The prototypical cartoon image of two figures standing toe-to-toe and one red-faced man shouting into the other’s face, “So sue me!” has been replaced by a bespectacled corporate lawyer interceding between the pair and reciting, “Article 7 Section 3 of the User Agreement Clause states that you have forfeited your right to sue my client, but may submit to forced arbitration in a state far away from here, at your own considerable time and expense.”
We’ve written before about isolated examples of these clauses, and some sites including provisions preventing customers from writing negative reviews about them online, but the trend towards including them looks like the proverbial runaway train.
According to the Times, 68 out of the top 200 online retailers utilize at least some form of these prohibitions. Likewise, roughly one-third of the 500 most visited websites included at least one of these clauses.
The article cites a class-action lawsuit against several online travel agencies alleging hotel room price fixing as an example of the quashing effect these clauses have. Travelocity was one of the defendants, and its lawyers successfully argued that its customers couldn’t join the suit because its long-form small type user agreement stipulated that consumers agreed to forgo their right to sue, and enter forced arbitration, individually. Which no one has done yet.
Travelocity lawyers had the audacity – of course they did – to paint these arbitration clauses as beneficial to the customer. As the lawyers argued, “…this provides for a consumer-centric approach to dispute resolution that is both faster and more budget-friendly for consumers than traditional courts.”

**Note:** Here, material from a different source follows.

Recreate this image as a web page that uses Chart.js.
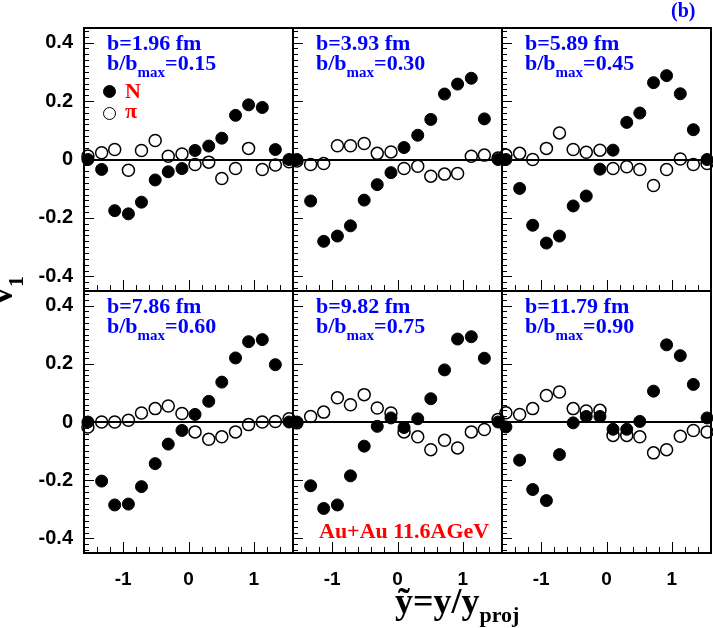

Stupid consumers. If only they had the smarts to realize that these clauses were forced upon them for their benefit.
It must be nice to be a website.
That “I agree” button that you click at the bottom of these impenetrable legal-speak documents is called “clickwrap,” by the way, but that’s so yesterday. To further dissuade any smartypants from perusing the agreement, many companies are switching to merely providing a link to the terms. This is called “browsewrap,” and as a writer, I think English professors should launch a lawsuit against whoever coined these words, for crimes against the English language.

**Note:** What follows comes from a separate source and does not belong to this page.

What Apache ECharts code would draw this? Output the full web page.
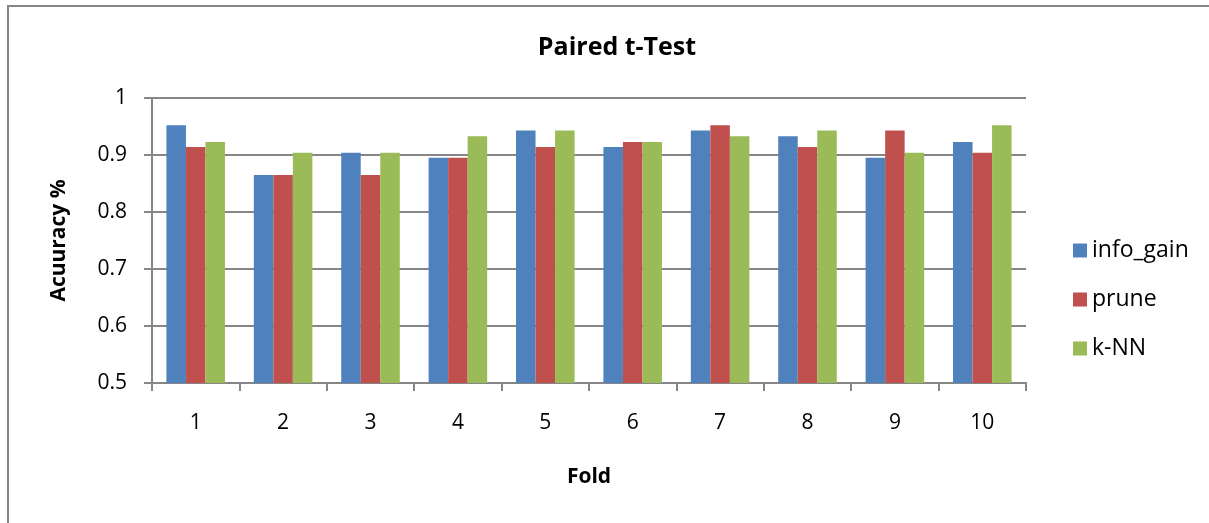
<!DOCTYPE html>
<html><head><meta charset="utf-8">
<script src="https://cdn.jsdelivr.net/npm/echarts@6/dist/echarts.min.js"></script>
<style>html,body{margin:0;padding:0;background:#fff}#c{width:1209px;height:523px}</style>
</head><body><div id="c"></div>
<script>
const folds = ['1','2','3','4','5','6','7','8','9','10'];
const infoGain = [0.952,0.865,0.904,0.895,0.943,0.914,0.943,0.933,0.895,0.923];
const prune    = [0.914,0.865,0.865,0.895,0.914,0.923,0.952,0.914,0.943,0.904];
const knn      = [0.923,0.904,0.904,0.933,0.943,0.923,0.933,0.943,0.904,0.952];
const yTicks = ['0.5','0.6','0.7','0.8','0.9','1'];

const FONT = 'Open Sans';
const chart = echarts.init(document.getElementById('c'));
const mk = (name, data, color) => ({
  name, type:'bar', data, barGap:'0%', barCategoryGap:'33%',
  itemStyle:{color}
});
chart.setOption({
  animation:false,
  textStyle:{fontFamily:FONT},
  title:{text:'Paired t-Test', left:612, textAlign:'center', top:30,
    textStyle:{fontFamily:FONT, fontWeight:'bold', fontSize:25, color:'#000'}},
  grid:{left:152, right:183, top:98, bottom:140},
  legend:{orient:'vertical', left:1068, top:234, itemWidth:14, itemHeight:14, itemGap:26,
    icon:'rect', textStyle:{fontFamily:FONT, fontSize:23, lineHeight:22, color:'#000', padding:[0,0,0,0]},
    data:['info_gain','prune','k-NN']},
  xAxis:{type:'category', data:folds, name:'Fold', nameLocation:'middle', nameGap:84,
    nameTextStyle:{fontFamily:FONT, fontWeight:'bold', fontSize:21, color:'#000'},
    axisLine:{lineStyle:{color:'#868686', width:2}},
    axisTick:{show:true, length:8, lineStyle:{color:'#868686', width:2}, alignWithLabel:false},
    axisLabel:{fontFamily:FONT, fontSize:21, color:'#000', margin:30}},
  yAxis:{type:'value', min:0.5, max:1, interval:0.1, name:'Acuuracy %', nameLocation:'middle', nameGap:82,
    nameTextStyle:{fontFamily:FONT, fontWeight:'bold', fontSize:21, color:'#000'},
    axisLine:{show:true, lineStyle:{color:'#868686', width:2}},
    axisTick:{show:true, length:8, lineStyle:{color:'#868686', width:2}},
    axisLabel:{fontFamily:FONT, fontSize:21, color:'#000', margin:25,
      formatter:(v)=>{const i=Math.round((v-0.5)*10); return yTicks[i];}},
    splitLine:{lineStyle:{color:'#868686', width:2}}},
  graphic:[
    {type:'line', shape:{x1:8, y1:5, x2:8, y2:523}, style:{stroke:'#868686', lineWidth:2}},
    {type:'line', shape:{x1:7, y1:6, x2:1209, y2:6}, style:{stroke:'#868686', lineWidth:2}}
  ],
  series:[mk('info_gain', infoGain, '#4F81BD'), mk('prune', prune, '#C0504D'), mk('k-NN', knn, '#9BBB59')]
});
</script></body></html>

Oddly enough, attorneys who represent consumers disagree with Travelocity’s lawyers. The National Association of Consumer Advocates (NACA) conducted a survey of 350 consumer attorneys in 46 states back in 2012 about forced arbitration clauses in both the online and “material” world. The attorneys overwhelmingly felt these clauses deprived consumers of their right to sue, and they themselves were living proof that it was so.

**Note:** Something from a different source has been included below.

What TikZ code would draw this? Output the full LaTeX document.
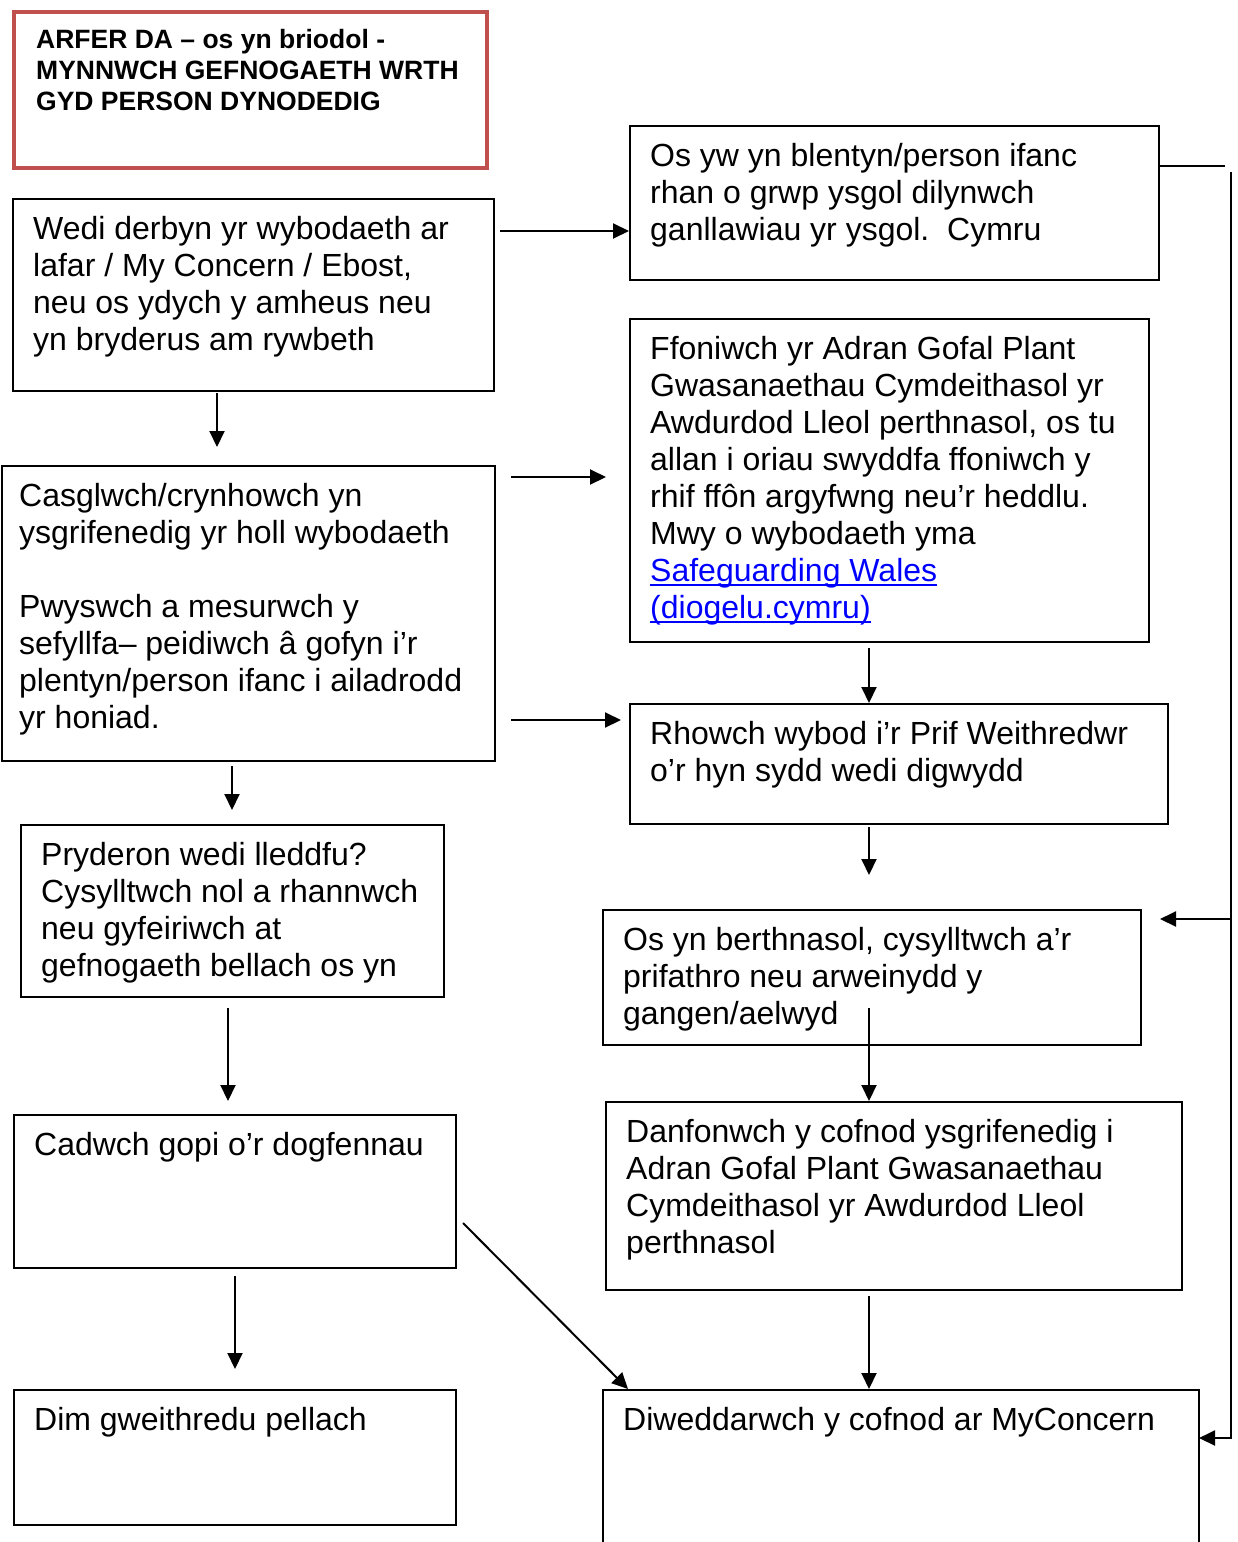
\documentclass[tikz,border=0pt]{standalone}
\usepackage{fontspec}
\setmainfont{Liberation Sans}
\usetikzlibrary{arrows.meta,calc}
\definecolor{hdrred}{RGB}{192,80,77}
\definecolor{linkblue}{RGB}{0,0,255}
\newcommand\myul[1]{\setbox0\hbox{#1}\rlap{\rule[-5pt]{\wd0}{2pt}}\box0}
\begin{document}
\begin{tikzpicture}[x=1pt,y=-1pt,
  box/.style={draw,line width=2pt,rectangle,anchor=north west,inner sep=0pt},
  txt/.style={anchor=base west,inner sep=0pt,font=\fontsize{32}{37}\selectfont},
  arr/.style={line width=2pt,-{Triangle[length=16pt,width=15pt]}},
  ln/.style={line width=2pt}]
\useasboundingbox (0,0) rectangle (1237,1542);
\clip (0,0) rectangle (1237,1542);
% header
\node[box,draw=hdrred,line width=4pt,minimum width=473pt,minimum height=156pt] (hdr) at (12,10) {};
\node[anchor=base west,inner sep=0pt,font=\fontsize{26.5}{31}\selectfont\bfseries] (hdrt) at (36,48)
  {\parbox[t]{460pt}{ARFER DA – os yn briodol -\\MYNNWCH GEFNOGAETH WRTH\\GYD PERSON DYNODEDIG}};
% boxes
\node[box,minimum width=529pt,minimum height=154pt] (A) at (629,125) {};
\node[box,minimum width=481pt,minimum height=192pt] (B) at (12,198) {};
\node[box,minimum width=493pt,minimum height=295pt] (C) at (1,465) {};
\node[box,minimum width=519pt,minimum height=323pt] (D) at (629,318) {};
\node[box,minimum width=538pt,minimum height=120pt] (E) at (629,703) {};
\node[box,minimum width=423pt,minimum height=172pt] (F) at (20,824) {};
\node[box,minimum width=538pt,minimum height=135pt] (G) at (602,909) {};
\node[box,minimum width=576pt,minimum height=188pt] (H) at (605,1101) {};
\node[box,minimum width=442pt,minimum height=153pt] (I) at (13,1114) {};
\node[box,minimum width=442pt,minimum height=135pt] (J) at (13,1389) {};
\node[box,minimum width=596pt,minimum height=220pt] (K) at (602,1389) {};
% texts
\node[txt] (At) at (650,166) {\parbox[t]{500pt}{Os yw yn blentyn/person ifanc\\rhan o grwp ysgol dilynwch\\ganllawiau yr ysgol.\ \ Cymru}};
\node[txt] (Bt) at (33,239) {\parbox[t]{460pt}{Wedi derbyn yr wybodaeth ar\\lafar / My Concern / Ebost,\\neu os ydych y amheus neu\\yn bryderus am rywbeth}};
\node[txt] (Ct) at (19,506) {\parbox[t]{470pt}{Casglwch/crynhowch yn\\ysgrifenedig yr holl wybodaeth\\[37pt]Pwyswch a mesurwch y\\sefyllfa– peidiwch â gofyn i’r\\plentyn/person ifanc i ailadrodd\\yr honiad.}};
\node[txt] (Dt) at (650,359) {\parbox[t]{490pt}{Ffoniwch yr Adran Gofal Plant\\Gwasanaethau Cymdeithasol yr\\Awdurdod Lleol perthnasol, os tu\\allan i oriau swyddfa ffoniwch y\\rhif ffôn argyfwng neu’r heddlu.\\Mwy o wybodaeth yma\\\textcolor{linkblue}{\myul{Safeguarding Wales}}\\\textcolor{linkblue}{\myul{(diogelu.cymru)}}}};
\node[txt] (Et) at (650,744) {\parbox[t]{510pt}{Rhowch wybod i’r Prif Weithredwr\\o’r hyn sydd wedi digwydd}};
\node[txt] (Ft) at (41,865) {\parbox[t]{400pt}{Pryderon wedi lleddfu?\\Cysylltwch nol a rhannwch\\neu gyfeiriwch at\\gefnogaeth bellach os yn}};
\node[txt] (Gt) at (623,950) {\parbox[t]{510pt}{Os yn berthnasol, cysylltwch a’r\\prifathro neu arweinydd y\\gangen/aelwyd}};
\node[txt] (Ht) at (626,1142) {\parbox[t]{550pt}{Danfonwch y cofnod ysgrifenedig i\\Adran Gofal Plant Gwasanaethau\\Cymdeithasol yr Awdurdod Lleol\\perthnasol}};
\node[txt] (It) at (34,1155) {Cadwch gopi o’r dogfennau};
\node[txt] (Jt) at (34,1430) {Dim gweithredu pellach};
\node[txt] (Kt) at (623,1430) {Diweddarwch y cofnod ar MyConcern};
% connectors
\draw[arr,shorten <=5pt] (B.east |- 0,231) -- (A.west |- 0,231);
\draw[arr,shorten <=1pt,shorten >=18pt] (B.south -| 217,0) -- (C.north -| 217,0);
\draw[arr,shorten <=15pt,shorten >=23pt] (C.east |- 0,477) -- (D.west |- 0,477);
\draw[arr,shorten <=15pt,shorten >=8pt] (C.east |- 0,720) -- (E.west |- 0,720);
\draw[arr,shorten <=5pt] (D.south -| 869,0) -- (E.north -| 869,0);
\draw[arr,shorten <=2pt,shorten >=34pt] (E.south -| 869,0) -- (G.north -| 869,0);
\draw[arr,shorten <=4pt,shorten >=14pt] (C.south -| 232,0) -- (F.north -| 232,0);
\draw[arr,shorten <=10pt,shorten >=13pt] (F.south -| 228,0) -- (I.north -| 228,0);
\draw[arr,shorten <=-38pt] (G.south -| 869,0) -- (H.north -| 869,0);
\draw[arr,shorten <=5pt] (H.south -| 869,0) -- (K.north -| 869,0);
\draw[arr,shorten <=7pt,shorten >=20pt] (I.south -| 235,0) -- (J.north -| 235,0);
\draw[arr] ($(I.south east)+(6,-46)$) -- ($(K.north west)+(26,0)$);
\coordinate (ra) at (1225,166);
\coordinate (rt) at (1231,172);
\coordinate (rg) at (1231,919);
\coordinate (rb) at (1231,1438);
\draw[ln] (A.east |- ra) -- (ra);
\draw[arr,shorten >=-1pt] (rt) -- (rb) -- (K.east |- rb);
\draw[arr,shorten >=18pt] (rg) -- (G.east |- rg);
\end{tikzpicture}
\end{document}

Eighty-four percent of the consumer attorney respondents admitted to rejecting a client with a meritorious case because of an arbitration clause, with “10” being the median number of cases they’d turned away. Eleven percent of the lawyers claimed they’d turned down up to 90-100 cases for this reason.
Additionally, over 90 percent of class-action attorneys declared that they could not have prevailed in cases they’d won if an arbitration clause had been involved.
NACA also found that cases in arbitration are significantly less likely to settle prior to a final decision.
In a country that prides itself on fairness and where complex issues are so frequently reduced to simplistic bumper-sticker solutions (Ebola, anyone?), you’d think putting the question “Do you think companies should be allowed to prevent you from suing them if they screw you over?” would be a no-brainer that would stir outrage. Instead, every day, consumers by the millions click a button that, in essence, says, “Yes. Yes, I do.”